▸ **Exercise details**:
Collect all lines from the listing that include the string "with".

▸ **Records shown**:
** Start **

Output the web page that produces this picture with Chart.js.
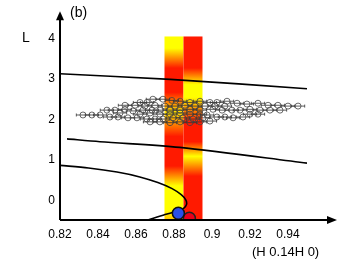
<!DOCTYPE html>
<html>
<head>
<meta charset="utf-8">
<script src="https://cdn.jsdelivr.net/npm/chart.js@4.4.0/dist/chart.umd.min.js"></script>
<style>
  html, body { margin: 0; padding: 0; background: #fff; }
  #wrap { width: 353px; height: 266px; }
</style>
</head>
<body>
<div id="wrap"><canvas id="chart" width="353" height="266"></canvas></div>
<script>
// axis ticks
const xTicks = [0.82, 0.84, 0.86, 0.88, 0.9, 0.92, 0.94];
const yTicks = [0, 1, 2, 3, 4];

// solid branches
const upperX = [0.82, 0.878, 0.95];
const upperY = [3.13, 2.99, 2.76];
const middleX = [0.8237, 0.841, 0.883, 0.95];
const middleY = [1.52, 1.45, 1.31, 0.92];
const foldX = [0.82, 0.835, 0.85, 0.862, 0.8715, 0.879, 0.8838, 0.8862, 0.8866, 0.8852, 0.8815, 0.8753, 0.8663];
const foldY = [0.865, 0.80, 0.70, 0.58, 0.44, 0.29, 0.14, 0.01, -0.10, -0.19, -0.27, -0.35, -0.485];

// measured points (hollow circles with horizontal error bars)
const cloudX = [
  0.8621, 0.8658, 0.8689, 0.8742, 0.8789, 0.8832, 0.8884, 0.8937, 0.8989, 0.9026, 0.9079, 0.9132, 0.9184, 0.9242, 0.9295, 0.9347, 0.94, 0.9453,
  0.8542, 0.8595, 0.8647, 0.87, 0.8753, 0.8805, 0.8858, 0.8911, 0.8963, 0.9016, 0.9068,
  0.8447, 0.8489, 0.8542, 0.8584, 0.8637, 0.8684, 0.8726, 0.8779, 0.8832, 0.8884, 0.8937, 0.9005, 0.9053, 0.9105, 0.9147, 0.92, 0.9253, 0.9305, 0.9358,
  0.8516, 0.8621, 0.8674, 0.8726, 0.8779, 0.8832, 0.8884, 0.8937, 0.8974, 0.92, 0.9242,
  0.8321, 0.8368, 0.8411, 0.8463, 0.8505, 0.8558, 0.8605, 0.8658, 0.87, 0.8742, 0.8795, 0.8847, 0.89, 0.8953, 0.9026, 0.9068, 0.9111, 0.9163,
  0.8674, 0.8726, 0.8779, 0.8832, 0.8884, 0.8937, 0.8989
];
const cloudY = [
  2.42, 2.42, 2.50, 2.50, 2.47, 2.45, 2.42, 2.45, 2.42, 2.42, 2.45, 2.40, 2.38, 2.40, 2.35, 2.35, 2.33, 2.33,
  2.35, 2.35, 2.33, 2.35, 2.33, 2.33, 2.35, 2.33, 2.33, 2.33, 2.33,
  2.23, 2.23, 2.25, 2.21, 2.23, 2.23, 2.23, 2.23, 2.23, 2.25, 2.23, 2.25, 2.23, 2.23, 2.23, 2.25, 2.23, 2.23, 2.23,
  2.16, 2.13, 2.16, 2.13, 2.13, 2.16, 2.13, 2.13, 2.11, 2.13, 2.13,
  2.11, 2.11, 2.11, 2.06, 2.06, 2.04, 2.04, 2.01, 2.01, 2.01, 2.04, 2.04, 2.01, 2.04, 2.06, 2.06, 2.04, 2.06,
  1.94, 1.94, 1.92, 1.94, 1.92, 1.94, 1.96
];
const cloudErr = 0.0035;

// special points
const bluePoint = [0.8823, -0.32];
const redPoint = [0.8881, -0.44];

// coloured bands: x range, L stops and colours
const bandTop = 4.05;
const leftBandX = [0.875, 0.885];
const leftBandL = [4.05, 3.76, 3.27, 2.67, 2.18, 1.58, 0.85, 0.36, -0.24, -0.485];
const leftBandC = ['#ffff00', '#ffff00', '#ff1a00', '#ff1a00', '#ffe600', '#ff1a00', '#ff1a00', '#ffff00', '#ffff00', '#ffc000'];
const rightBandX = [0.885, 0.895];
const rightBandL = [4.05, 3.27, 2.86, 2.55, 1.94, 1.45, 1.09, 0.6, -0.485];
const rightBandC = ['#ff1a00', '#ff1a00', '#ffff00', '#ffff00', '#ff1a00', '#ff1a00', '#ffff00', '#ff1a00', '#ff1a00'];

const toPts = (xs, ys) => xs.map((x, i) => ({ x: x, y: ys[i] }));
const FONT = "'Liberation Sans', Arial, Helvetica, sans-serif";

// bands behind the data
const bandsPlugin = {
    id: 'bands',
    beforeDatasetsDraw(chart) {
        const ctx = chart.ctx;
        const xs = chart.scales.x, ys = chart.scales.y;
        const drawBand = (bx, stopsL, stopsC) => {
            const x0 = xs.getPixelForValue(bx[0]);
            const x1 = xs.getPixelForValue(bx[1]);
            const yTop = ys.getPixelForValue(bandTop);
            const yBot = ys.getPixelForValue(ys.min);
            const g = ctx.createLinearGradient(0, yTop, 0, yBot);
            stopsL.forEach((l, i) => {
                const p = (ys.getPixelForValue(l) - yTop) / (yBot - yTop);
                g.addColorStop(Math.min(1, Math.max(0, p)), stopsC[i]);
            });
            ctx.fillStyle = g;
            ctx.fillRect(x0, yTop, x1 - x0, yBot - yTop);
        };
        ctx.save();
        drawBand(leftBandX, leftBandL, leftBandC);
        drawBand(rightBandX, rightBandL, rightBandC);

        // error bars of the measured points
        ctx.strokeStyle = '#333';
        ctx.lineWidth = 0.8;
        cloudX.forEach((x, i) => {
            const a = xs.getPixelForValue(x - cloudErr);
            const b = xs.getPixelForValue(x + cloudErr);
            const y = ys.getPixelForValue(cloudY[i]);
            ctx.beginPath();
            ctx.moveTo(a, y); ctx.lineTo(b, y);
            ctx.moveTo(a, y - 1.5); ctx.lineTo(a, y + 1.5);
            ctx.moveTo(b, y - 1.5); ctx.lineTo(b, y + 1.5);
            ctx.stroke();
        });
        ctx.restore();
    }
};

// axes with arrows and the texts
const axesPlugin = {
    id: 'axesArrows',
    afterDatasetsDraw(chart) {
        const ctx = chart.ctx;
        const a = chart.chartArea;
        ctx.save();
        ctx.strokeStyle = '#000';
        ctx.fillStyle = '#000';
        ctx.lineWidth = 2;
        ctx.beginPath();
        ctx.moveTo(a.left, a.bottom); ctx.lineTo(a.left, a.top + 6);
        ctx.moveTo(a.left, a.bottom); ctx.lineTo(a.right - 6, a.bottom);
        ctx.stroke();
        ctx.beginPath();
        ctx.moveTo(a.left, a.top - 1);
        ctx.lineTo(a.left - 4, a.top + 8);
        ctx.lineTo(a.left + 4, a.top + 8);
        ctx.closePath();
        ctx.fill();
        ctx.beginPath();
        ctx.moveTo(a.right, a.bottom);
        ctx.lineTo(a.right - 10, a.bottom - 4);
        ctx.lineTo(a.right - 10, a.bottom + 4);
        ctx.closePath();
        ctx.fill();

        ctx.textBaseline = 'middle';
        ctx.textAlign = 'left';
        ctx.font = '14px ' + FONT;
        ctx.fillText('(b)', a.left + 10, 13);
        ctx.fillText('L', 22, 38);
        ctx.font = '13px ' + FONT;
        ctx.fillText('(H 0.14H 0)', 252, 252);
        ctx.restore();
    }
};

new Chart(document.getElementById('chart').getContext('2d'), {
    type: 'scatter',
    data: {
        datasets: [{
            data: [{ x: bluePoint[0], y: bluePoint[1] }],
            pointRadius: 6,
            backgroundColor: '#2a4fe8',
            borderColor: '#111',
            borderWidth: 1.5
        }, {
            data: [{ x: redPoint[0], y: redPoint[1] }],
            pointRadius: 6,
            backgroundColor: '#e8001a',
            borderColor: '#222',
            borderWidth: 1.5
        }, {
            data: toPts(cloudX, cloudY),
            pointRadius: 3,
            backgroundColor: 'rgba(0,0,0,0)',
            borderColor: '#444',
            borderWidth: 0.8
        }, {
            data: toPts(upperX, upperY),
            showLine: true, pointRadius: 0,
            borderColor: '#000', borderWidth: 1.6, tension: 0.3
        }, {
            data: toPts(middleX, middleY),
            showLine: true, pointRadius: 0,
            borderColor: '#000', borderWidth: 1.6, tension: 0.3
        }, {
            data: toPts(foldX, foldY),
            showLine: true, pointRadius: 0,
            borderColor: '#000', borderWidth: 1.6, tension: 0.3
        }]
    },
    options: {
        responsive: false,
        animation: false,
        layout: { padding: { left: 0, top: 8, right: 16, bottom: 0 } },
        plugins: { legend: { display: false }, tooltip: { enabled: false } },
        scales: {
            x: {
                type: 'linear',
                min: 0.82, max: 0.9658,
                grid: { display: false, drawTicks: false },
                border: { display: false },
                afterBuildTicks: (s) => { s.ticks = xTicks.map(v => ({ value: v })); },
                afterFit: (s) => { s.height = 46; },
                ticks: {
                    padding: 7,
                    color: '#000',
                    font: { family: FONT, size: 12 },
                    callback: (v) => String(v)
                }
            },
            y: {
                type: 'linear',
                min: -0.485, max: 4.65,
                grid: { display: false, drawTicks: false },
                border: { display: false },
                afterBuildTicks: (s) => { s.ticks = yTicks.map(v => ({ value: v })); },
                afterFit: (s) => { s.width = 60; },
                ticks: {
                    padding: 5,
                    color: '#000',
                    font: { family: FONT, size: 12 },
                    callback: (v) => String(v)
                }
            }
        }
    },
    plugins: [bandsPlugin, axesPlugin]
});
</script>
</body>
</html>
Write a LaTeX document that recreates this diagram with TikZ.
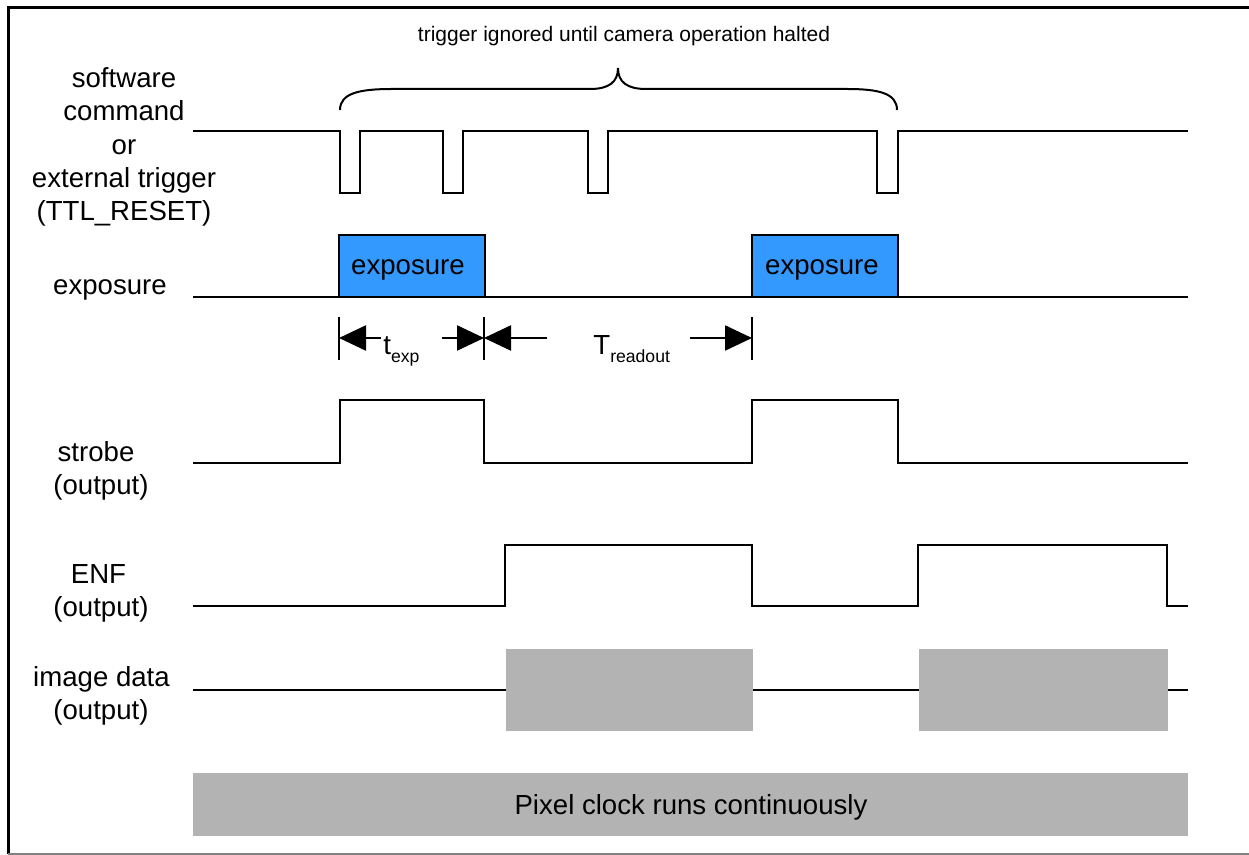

** End **

▸ **Expected output**:
Output the web page that produces this picture with Chart.js.
// measured points (hollow circles with horizontal error bars)
// axes with arrows and the texts
Write a LaTeX document that recreates this diagram with TikZ.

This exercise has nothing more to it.